* [PROVIDED DATA]:
____

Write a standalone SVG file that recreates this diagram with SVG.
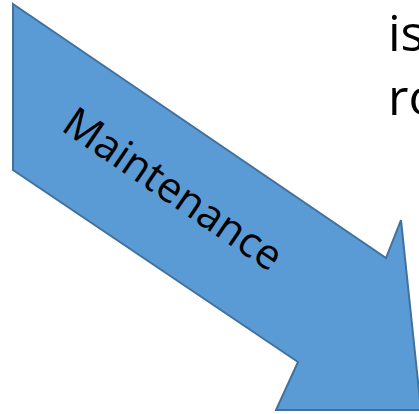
<svg xmlns="http://www.w3.org/2000/svg" width="419" height="414" viewBox="0 0 419 414">
<style>
.arrow{fill:#5B9BD5;stroke:#41719C;stroke-width:2;stroke-linejoin:miter}
.lbl{font-family:"Open Sans","Noto Sans","DejaVu Sans",sans-serif;fill:#000}
</style>
<rect width="419" height="414" fill="#fff"/>
<g id="arrow">
<polygon class="arrow" points="13,4 386,258 401,220 421,410 276,410 298,362 13,170"/>
<text class="lbl" font-size="42" text-anchor="middle" transform="translate(165,201) rotate(34.2)">Maintenance</text>
</g>
<g id="sidetext">
<text class="lbl" font-size="50" x="388" y="51">is</text>
<text class="lbl" font-size="50" x="388" y="115">ro</text>
</g>
</svg>
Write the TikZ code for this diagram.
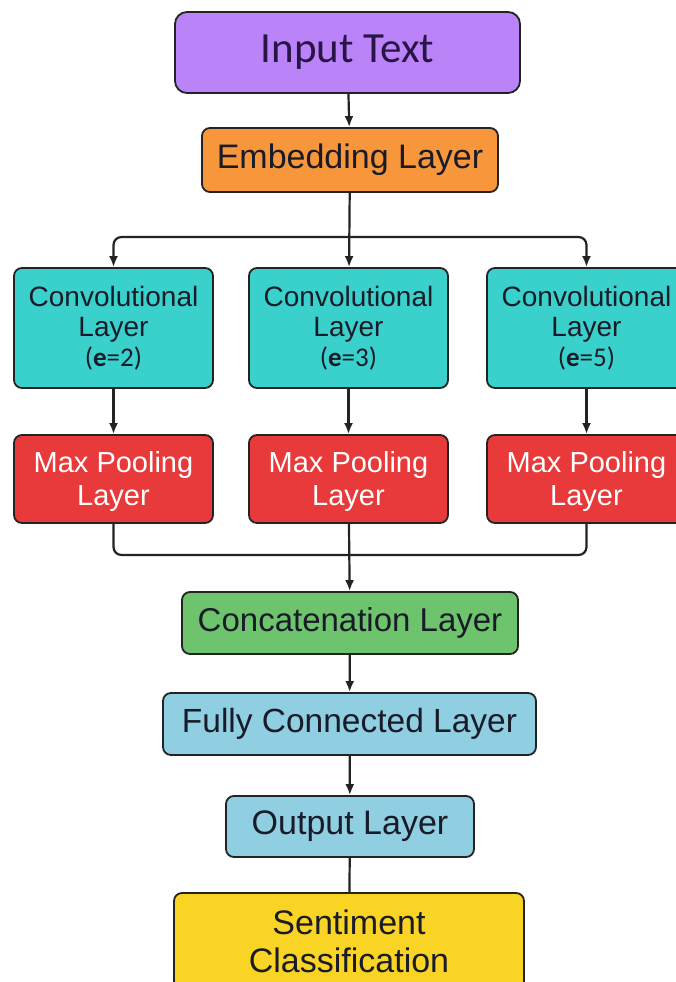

____

* [TASK BRIEF]:
Transcribe the entries above verbatim, omitting their pictures.

* [FULL ANSWER]:
Write a standalone SVG file that recreates this diagram with SVG.
<svg xmlns="http://www.w3.org/2000/svg" width="419" height="414" viewBox="0 0 419 414">
<style>
.arrow{fill:#5B9BD5;stroke:#41719C;stroke-width:2;stroke-linejoin:miter}
.lbl{font-family:"Open Sans","Noto Sans","DejaVu Sans",sans-serif;fill:#000}
</style>
<rect width="419" height="414" fill="#fff"/>
<g id="arrow">
<polygon class="arrow" points="13,4 386,258 401,220 421,410 276,410 298,362 13,170"/>
<text class="lbl" font-size="42" text-anchor="middle" transform="translate(165,201) rotate(34.2)">Maintenance</text>
</g>
<g id="sidetext">
<text class="lbl" font-size="50" x="388" y="51">is</text>
<text class="lbl" font-size="50" x="388" y="115">ro</text>
</g>
</svg>
Write the TikZ code for this diagram.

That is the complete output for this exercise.